Why initial payment abandonment can be higher

When Lightning payments are first introduced on a platform, it's usual to see a high number of initiated payments that are abandoned. In the majority of cases, this behavior is attributed to users exploring a new payment option to understand how it works.

Users may trigger a Lightning payment out of curiosity, but keep returning to complete the checkout with their preplanned payment method, as the urge to proceed with a payment is stronger than the desire to discover a new payment method in real time. Users tend to keep the information on the new payment method to explore it deeper afterwards.

As users become more familiar with Lightning and gain confidence using it, completion rates improve. Over time, Lightning payments scale within the platform's payment mix, supported by both returning and new users.

Lightning adoption with minimal On-Chain migration

Commonly, once Lightning payments reach maturity within a merchant's payment solutions, only around 5% of on-chain Bitcoin transactions appear to migrate to Lightning. Indicating that Lightning adoption is not completely replacing existing on-chain Bitcoin activity, instead, it recalls a broader shift in user payment behavior.

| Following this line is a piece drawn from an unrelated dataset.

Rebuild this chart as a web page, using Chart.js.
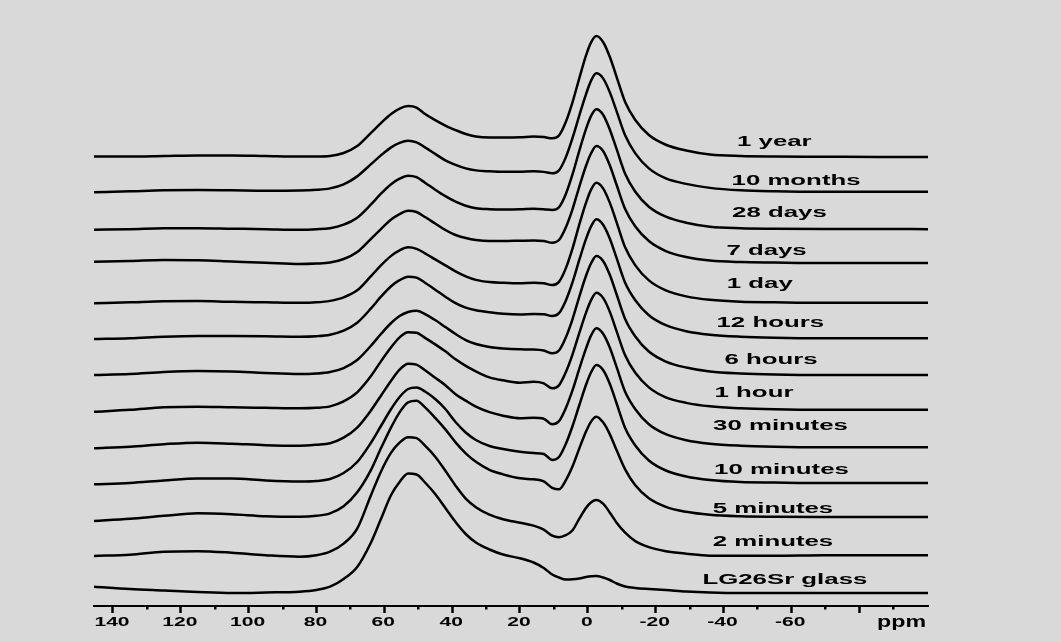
<!DOCTYPE html>
<html>
<head>
<meta charset="utf-8">
<script src="https://cdn.jsdelivr.net/npm/chart.js@4.4.0/dist/chart.umd.min.js"></script>
<style>
  html, body { margin: 0; padding: 0; background: #d9d9d9; }
  #wrap { width: 1061px; height: 642px; position: relative; }
</style>
</head>
<body>
<div id="wrap"><canvas id="c"></canvas></div>
<script>
// ---- data (chemical shift in ppm, intensity above each trace's baseline) ----
const PPM = [145.6, 135, 125, 115, 105, 95, 85, 80, 76, 72, 68, 64, 61, 58, 55.5, 53,
  50.5, 48, 45, 42, 39, 36, 33, 29, 25, 20, 16, 13, 10.5, 8.5, 6.5, 4.5,
  2.5, 0.5, -1, -2.5, -4.5, -6.5, -8.5, -11, -14, -18, -23, -29, -36, -45, -55, -70, -85, -100.3];

const Y_1YEAR = [0.5, 0.5, 1, 1.5, 1.5, 1, 0.5, 0.5, 1, 4, 11, 24, 34, 43, 48.5, 51,
  49.5, 43, 37, 31.5, 27, 23, 20.5, 19.5, 19.5, 19.7, 20.5, 20, 18.7, 21.5, 35, 55,
  79, 102, 115, 121, 115, 100, 80, 55, 37, 22, 12.3, 6.5, 2.5, 1, 0.5, 0.3, 0, 0];
const Y_10MONTHS = [1, 2, 3, 3.3, 3, 2.6, 2.8, 3.5, 5, 9, 17, 29, 38, 46, 50.5, 52.6,
  51, 46, 39.5, 33, 28.5, 25, 23, 22, 21.5, 21.6, 22, 21.5, 20, 23, 36, 55.5,
  78, 99.5, 113, 120, 115, 101, 82, 58, 40, 25, 15, 9.5, 5.5, 3, 2, 1.5, 1.5, 1.5];
const Y_28DAYS = [0, 0.5, 1.4, 1.5, 1, 0.5, 0, 0.5, 1.5, 5, 12, 25, 36, 45.5, 51, 54,
  52.5, 47, 40, 33.5, 28, 24, 21.5, 20.5, 20.2, 20.4, 21, 20.5, 19.7, 22.5, 35.5, 55.5,
  79, 101, 114, 120.4, 115, 100, 80.5, 56, 38, 23, 13, 7, 3, 1.5, 1, 0.7, 0.7, 0.5];
const Y_7DAYS = [4.3, 5, 6, 5.7, 4.5, 3.3, 2, 2.5, 3.5, 7, 14, 27, 37, 46.5, 52, 55.3,
  54, 49, 42.5, 36, 31, 28, 26, 25, 25, 25.3, 25.5, 25, 23.3, 26, 38.5, 57,
  79.5, 100.5, 113, 120, 115, 100.5, 81, 57, 39.5, 25, 15, 9, 5.5, 4, 3.5, 3, 3, 3];
const Y_1DAY = [-1, 0, 1, 1.3, 0.5, 0, -0.5, 0, 1.5, 5, 12, 26, 37, 46.5, 52, 55,
  53.5, 49, 43, 37, 31, 26, 22.5, 20.3, 19.5, 19, 19.5, 19, 17.3, 20.5, 34, 54,
  78, 100, 113, 119.6, 114, 99.5, 80, 55, 37, 22, 12, 6, 2.5, 0.5, 0, -0.5, -0.5, -0.5];
const Y_12HOURS = [-0.3, 0.5, 2, 2.7, 2.7, 2.5, 2, 2.5, 4, 8, 16, 30, 42, 52.5, 58.5, 62,
  61, 56, 49, 42, 35.5, 31, 28.5, 26.5, 25, 24.2, 24.7, 24.5, 22.7, 25.5, 38, 56.5,
  79, 100, 112.5, 119.4, 114, 100, 80.5, 56, 38.5, 23.5, 13.5, 7.5, 4, 2, 1, 0.5, 0.5, 0.5];
const Y_6HOURS = [0, 1, 3, 4, 3.5, 2, 1, 1.5, 3, 7, 15, 29, 41, 52, 59, 63,
  64.3, 61, 55, 48, 41, 35, 31, 28, 26.5, 25.7, 25.5, 24.5, 21.7, 24.5, 37.5, 56,
  78.5, 99.5, 112, 119, 114, 100, 80.5, 56, 38.5, 23.5, 13.5, 7.5, 3.5, 1.5, 0.5, 0, 0, 0];
const Y_1HOUR = [-0.4, 1.5, 4, 4.6, 4, 3.5, 3, 3.5, 5, 10, 19, 35, 50, 64, 74, 79,
  78.5, 73.5, 67, 60, 52, 45.5, 40, 34, 31, 28.6, 29.5, 28, 23, 26, 39, 57,
  78.5, 99, 111.5, 118.6, 113.5, 99.5, 80, 56, 38.5, 24, 14, 8.5, 5, 3, 2, 1.5, 1.5, 1.5];
const Y_30MIN = [-0.6, 1, 3.5, 5, 4, 2.5, 2, 3, 4.5, 10, 20, 37, 52, 67, 78, 84,
  83, 77.5, 70, 62.5, 53.5, 47, 41, 35.5, 32, 29.4, 30, 29, 23.4, 26.5, 39.5, 57.5,
  79, 99.5, 112.5, 119.4, 114, 100, 80.5, 56, 38.5, 23.5, 13.5, 7.5, 4, 2, 1, 0.5, 0.5, 0.5];
const Y_10MIN = [-0.3, 1, 3.5, 5.5, 5.5, 3.5, 2.5, 3, 5, 11, 22, 41, 58, 75, 87, 95,
  96.5, 92.5, 85, 75, 62, 51.5, 44, 38, 35, 32.3, 31, 30, 24, 27, 40, 58,
  79, 99.5, 112, 119, 114, 100, 80.5, 56, 38.5, 23.5, 13.5, 7.5, 4, 2, 1.5, 1, 1, 1];
const Y_5MIN = [-0.7, 1.5, 4.5, 7, 6, 4, 3.5, 4.5, 7, 14, 28, 50, 72, 93, 108, 118,
  119.5, 113, 102.5, 91, 78, 67, 58.5, 50.5, 46, 42, 41, 39, 32.5, 31, 40, 54,
  72, 89, 99, 103.6, 98, 86, 70, 51, 35, 22, 13.5, 8.5, 5.5, 4, 3.5, 3.3, 3.3, 3.3];
const Y_2MIN = [0.7, 2, 5, 5.5, 4, 1.5, 0, 1.5, 5, 13, 28, 61, 85, 104, 114, 119.5,
  118.5, 111, 100, 86, 71, 58, 49.5, 42, 37.5, 34, 31, 27, 21, 19.5, 21.5, 26.5,
  38, 49, 54.5, 56.7, 53, 44, 34, 24, 15.5, 9.5, 5.5, 3, 1, 1, 1, 1.5, 1.5, 1.5];
const Y_GLASS = [6.3, 4, 2.5, 1, 0, 0.5, 1.3, 3, 6.3, 14, 26, 50, 74, 98, 111, 119.5,
  118.5, 110.5, 99, 85, 71, 59, 50.5, 43.5, 38.5, 34.7, 30.5, 25, 18.5, 15.5, 13.5, 13.7,
  14.5, 16, 16.7, 17, 15.5, 13, 9.5, 6.5, 5, 4, 3, 1.5, 0.5, 0, 0, 0, 0, 0];

// top trace first
const SERIES = [Y_1YEAR, Y_10MONTHS, Y_28DAYS, Y_7DAYS, Y_1DAY, Y_12HOURS, Y_6HOURS,
  Y_1HOUR, Y_30MIN, Y_10MIN, Y_5MIN, Y_2MIN, Y_GLASS];
const LABELS = ['1 year', '10 months', '28 days', '7 days', '1 day', '12 hours', '6 hours',
  '1 hour', '30 minutes', '10 minutes', '5 minutes', '2 minutes', 'LG26Sr glass'];

const TICK_VALUES = [140, 120, 100, 80, 60, 40, 20, 0, -20, -40, -60];
const TICK_LABELS = ['140', '120', '100', '80', '60', '40', '20', '0', '-20', '-40', '-60'];
const EXTRA_MAJOR = [-80];
const MINOR_TICKS = [130, 110, 90, 70, 50, 30, 10, -10, -30, -50, -70, -90];
const UNIT_LABEL = 'ppm';

// ---- layout / style (not data) ----
const STEP = 36.33;       // vertical stacking step between spectra
const BOTTOM_BASE = 13;   // baseline of the lowest spectrum
const LABEL_PPM = [-55.0, -61.4, -56.5, -52.7, -50.7, -53.8, -54, -49, -56.8, -57.1, -54.6, -54.6, -58.1];
const LABEL_DY = [11.4, 8.3, 13, 11, 14.3, 12, 11, 14.6, 17.7, 10, 7.3, 10.7, 9];
const N = SERIES.length;
const baseOf = k => BOTTOM_BASE + (N - 1 - k) * STEP;

const datasets = SERIES.map((vals, k) => ({
  label: LABELS[k],
  data: PPM.map((x, j) => ({ x: x, y: baseOf(k) + vals[j] })),
  borderColor: '#000',
  borderWidth: 2.5,
  pointRadius: 0,
  fill: false,
  cubicInterpolationMode: 'monotone'
}));

const FONT = '"Liberation Sans", Arial, sans-serif';

const decor = {
  id: 'decor',
  beforeDraw(chart) {
    const ctx = chart.ctx;
    ctx.save();
    ctx.fillStyle = '#d9d9d9';
    ctx.fillRect(0, 0, chart.width, chart.height);
    ctx.restore();
  },
  afterDraw(chart) {
    const ctx = chart.ctx;
    const xs = chart.scales.x, ys = chart.scales.y;
    const bottom = chart.chartArea.bottom;
    ctx.save();
    ctx.fillStyle = '#000';
    // minor ticks
    MINOR_TICKS.forEach(v => {
      const x = xs.getPixelForValue(v);
      ctx.fillRect(Math.round(x) - 1, bottom, 2.5, 3.5);
    });
    // tick labels (stretched horizontally like the original)
    ctx.font = 'bold 13px ' + FONT;
    ctx.textAlign = 'center';
    ctx.textBaseline = 'alphabetic';
    TICK_VALUES.forEach((v, i) => {
      const x = xs.getPixelForValue(v);
      ctx.save();
      ctx.translate(x - 1, bottom + 20);
      ctx.scale(1.62, 1);
      ctx.fillText(TICK_LABELS[i], 0, 0);
      ctx.restore();
    });
    ctx.save();
    ctx.font = 'bold 16px ' + FONT;
    ctx.translate(xs.getPixelForValue(-92.5), bottom + 20.5);
    ctx.scale(1.45, 1);
    ctx.fillText(UNIT_LABEL, 0, 0);
    ctx.restore();
    // spectrum labels
    ctx.font = 'bold 15px ' + FONT;
    LABELS.forEach((t, k) => {
      const x = xs.getPixelForValue(LABEL_PPM[k]);
      const y = ys.getPixelForValue(baseOf(k) + LABEL_DY[k]);
      ctx.save();
      ctx.translate(x, y);
      ctx.scale(1.72, 1);
      ctx.fillText(t, 0, 0);
      ctx.restore();
    });
    ctx.restore();
  }
};

new Chart(document.getElementById('c'), {
  type: 'line',
  data: { datasets: datasets },
  options: {
    responsive: true,
    maintainAspectRatio: false,
    animation: false,
    events: [],
    layout: { padding: { left: 94, right: 133, top: 20, bottom: 0 } },
    plugins: { legend: { display: false }, tooltip: { enabled: false }, title: { display: false } },
    scales: {
      x: {
        type: 'linear',
        reverse: true,
        min: -100.3,
        max: 145.6,
        position: 'bottom',
        afterBuildTicks: (scale) => {
          scale.ticks = TICK_VALUES.concat(EXTRA_MAJOR).map(v => ({ value: v }));
        },
        afterFit: (scale) => { scale.height = 36; },
        ticks: { display: false },
        grid: { drawOnChartArea: false, drawTicks: true, tickLength: 7, tickWidth: 2.5, tickColor: '#000' },
        border: { display: true, color: '#000', width: 2 }
      },
      y: {
        type: 'linear',
        display: false,
        min: 0,
        max: 586
      }
    }
  },
  plugins: [decor]
});
</script>
</body>
</html>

In the most expected scenario, the majority of users come from Lightning-enabled fintech and crypto apps such as Wallet of Satoshi, Coinbase, Kraken, Strike, and many others. Showing clear evidence of new user segments entering the payment flow. It is also expected that part of the volume will come from users migrating from traditional payment methods such as cards or e-wallets.

While there's no standard share on the final expected distribution, as each merchant behaves differently, user preference for Lightning remains clear, even as on-chain Bitcoin usage remains mostly unaffected.